在这股怀疑古代史潮流的浪潮中,虽然王国维等学者曾指出“传说之中也往往有历史事实作为基础”,并反对轻易否定文献记载,但否定夏朝的声音依然在蔓延。更为关键的是,这一论调符合西方对中国的文化战略,因而欧美和日本至今仍对夏朝存疑。显然,这种质疑更多地是针对中国历史的,而非针对自己的文化传统。
新中国成立后,随着二里头遗址的发掘和研究,考古学家发现该遗址与夏朝的史书记载相符,具备了“空间、时间、王朝气象、广域王权”等多项特征,事实上已经为夏朝的存在提供了有力证据。赵海涛,二里头遗址的工作队队长曾指出:“如果要否定二里头是夏朝的遗址,比肯定它是夏朝遗址要难得多。”对于有兴趣的学者而言,不妨尝试去否定这个事实。
当然,有人会对“夏”这一名称产生疑问。其实,名称本身并不重要,历史上有“他称”与“自称”的情况,是否称之为“夏朝”并不影响其实质的存在。如果我们称之为“前商王朝”,实质上与夏朝并无太大区别,只是一个名字的变动。因此,通过考古得到的众多事实已经充分证实了夏朝的存在,仍然存在“疑夏”的观点显然是对事实的不尊重。若非得在二里头遗址中找到“夏”字或其他文字证据才接受其存在,那就不再是考古科学,而是刻意设难。
中国社科院考古所的杜金鹏教授曾表示:“接近95%的相关领域专家认为二里头是夏朝的遗址,只有5%的人持中立态度,而几乎没有专家完全否定这一点。”就连二里头遗址——作为夏朝的都城,已经得到了绝大多数专家的认可,而完全否定这一点的学者几乎没有。因此,怀疑夏朝的存在似乎不再是学术界的主流观点。
显然,虽然夏朝的存在在学术界没有太大争议,但网络上依旧存在着许多质疑的声音。笔者认为,这些质疑背后的原因值得我们深入探讨,并且值得警惕。
如今,许多对夏朝持怀疑态度的人,往往缺乏对夏朝考古证据的了解。他们简单地认为,既然没有“夏”或自证的文字出土,就意味着夏朝的存在尚未得到证实,甚至由此直接否定夏朝。然而,这种观点在国内学术界已经几乎消失。现在,持这种观点的主要是西方学者,西方的学者认为中国关于夏朝的史料无法信任,认为它极有可能是周人虚构的,并且需要彻底抛弃,但他们无法提供足够的证据来支持这一点。西方学者的这一论调存在明显的问题,然而却仍被不少国内人士所接受,显然这种情况反映了“言必称西方”的现象。

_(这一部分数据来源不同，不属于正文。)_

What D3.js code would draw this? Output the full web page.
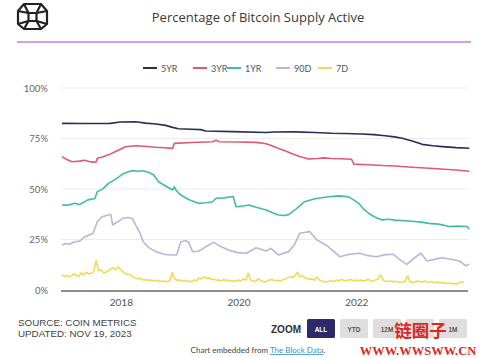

因此,国内的“疑夏者”中,有些人对夏朝的考证并不深入了解,有些人则自诩“独立思考”,实则盲目相信西方观点,忽视了客观事实,从而在无意中支持了西方对中国的文化战略。
最后,关于本文的主题,我认为有两点问题值得警惕。首先,不仅是夏朝的考证,很多话题上,国内一些人也倾向于“言必称西方”。比如,今天,很多人认为否定中国就是“独立思考”,而否定西方则被视为“反智”;而一旦肯定中国,就会被标签为“自嗨”或“民粹”,而肯定西方则被视作“独立思考”。这种现象凸显了西方一切都被视为正确,任何质疑都不被接受,反而中国的任何观点都要遭到质疑。
其次,自19世纪以来,西方一直在贬低和矮化中华文明,典型的例子包括“中华文明西来说”、“中国人种西来说”以及“甲骨文源于楔形文字”等等。与质疑夏朝的情况一样,这些观点早已被证伪,然而这些过时的观点仍在网络上广泛流传,这背后到底隐藏了什么样的原因,值得我们深思。